*Jornalista
É saudável que a campanha eleitoral que já avança em Ouro Preto possa responder à pergunta: qual é a Ouro Preto que se deseja para daqui a dez anos? A pergunta, aparentemente comum, encerra uma série de importantes questões. Na verdade, trata-se de uma discussão essencial, senão vital, para a velha cidade colonial, Patrimônio Cultural da Humanidade, ícone de toda a história da proteção ao patrimônio cultural brasileiro e que encontra-se em momento crucial quando completa 322 anos de existência. A esta indagação podem ser acrescentadas outras, correlatas e complementares, que ajudam a explicar melhor o que realmente é preciso saber e fazer para planejar o futuro desejável, exercício fundamental para uma idade da importância de Ouro Preto.
Nos nossos dias, quais as vocações e tendências que condicionam o futuro ouropretano? Será um destino turístico forte, cultural e de eventos, amparado numa cadeia econômica forte, qualificada, trabalhando conforme modernos e concorrenciais padrões de qualidade? E será também um centro universitário, a julgar pela veloz expansão da UFOP e que se faz sem avaliação da capacidade de acomodação urbana ou da disponibilidade de serviços públicos? E a mineração e suas barragens, seu impacto ambiental e o royalty que paga ao município? Como usar o royalty, que agora é 3,5% sobre a venda bruta, dobrado portanto, para investir em atividades substitutas da mineração? E como vão conviver moradores e estudantes e suas “repúblicas” localizadas no centro histórico e os turistas, em fluxo cada vez maior? E como melhorar a condição de habitação das populações mais pobres, que hoje ocupam os morros de Ouro Preto:
Eis a indagação básica, ou a perplexidade fundamental, neste momento em que Ouro Preto renova sua gestão municipal, em que o mundo entra em crise, da qual poderá surgir um novo ciclo econômico, em que o turismo deverá crescer e em que se acumulam fatores de agravamento da infra-estrutura urbana: qual o elenco de medidas possíveis de ser encaminhadas desde já, bem elaboradas e realistas, que pode ser discutido e gerar apoiadores nas diversas instâncias governamentais?
Admite-se que a cidade melhorou nos últimos anos. E que alguns problemas, embora graves, como também urgentes, podem perfeitamente ser resolvidos, com um pouco mais de determinação e empenho, como a oferta de água, o disciplinamento do trânsito, definição de áreas de estacionamento, melhor qualificação dos fluxos turísticos, normatização de algumas festas perigosas, como o Carnaval, melhor assistência aos distritos. Mas outras questões demandam visão de futuro, ousadia de encaminhamento, planejamento de médio e longo prazo e uma prefeitura ágil, com efetiva governabilidade, capaz de respostas rápidas.
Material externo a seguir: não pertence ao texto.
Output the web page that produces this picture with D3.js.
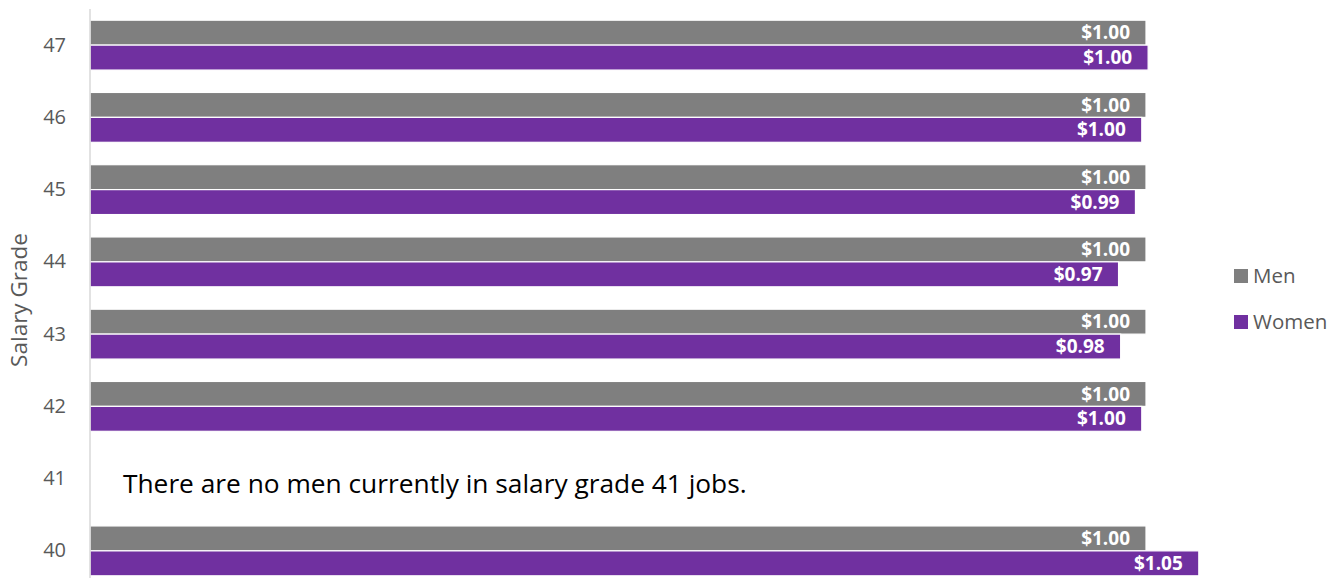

A cidade precisa de um código geral de condutas e posturas, de que temos muitos exemplos em cidades do Brasil e do exterior. E que se aplique não só aos visitantes mas também aos moradores. O Plano Diretor pode ser o instrumento para esta normatização. Mas o fundamental é que haja rigorosa observação destas condutas e severa repreensão aos transgressores. A cidade e sua singularidade justificam o rigor e não há outro meio de se conseguir padrão civilizatório compatível com sua realidade. Fora disto, é correto e certo prever o caos, uma deplorável redução da qualidade da vida e do urbano. O fato é que Ouro Preto acha-se no limite, em vários momentos e ramos, da suportabilidade, conceito que a Organização Mundial de Turismo vem divulgando para todos os destinos, sem o que não haverá sustentabilidade e perenidade.
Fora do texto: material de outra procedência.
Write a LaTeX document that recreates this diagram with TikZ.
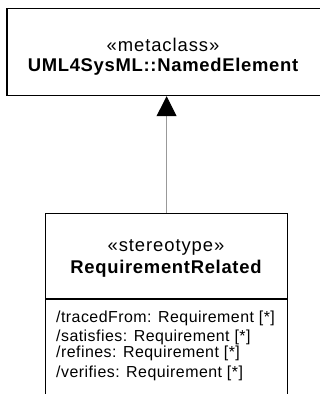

Ouro Preto preservou-se nos anos finais do Século XVIII com a exaustão do ouro. Permaneceu 100 anos em decadência e imobilismo até que o movimento republicano celebrou Tiradentes e os inconfidentes como heróis e modelos de um novo regime. Com a mudança da capital, em 1897, entrou em novo declínio que durou até a década de 60, com a Alcan e a expansão da mineração regional. Por isto, manteve sua fisionomia colonial-setecentista e esta condição a levou, pela pregação dos modernistas, a ser o ícone de toda a campanha pela proteção dos monumentos culturais brasileiros. Sofreu a expansão urbana desordenada das últimas cinco décadas. Agora encontra-se em um novo limiar, uma encruzilhada: ou impõe a disciplina que a preserve e qualifique, ou caminha para o imprevisível. Manterá apenas um núcleo histórico, cercado de construções sem valor. Será uma outra Olinda. Uma triste e ruinosa Olinda, exemplo maior no Brasil de que um destino turístico não é infinito.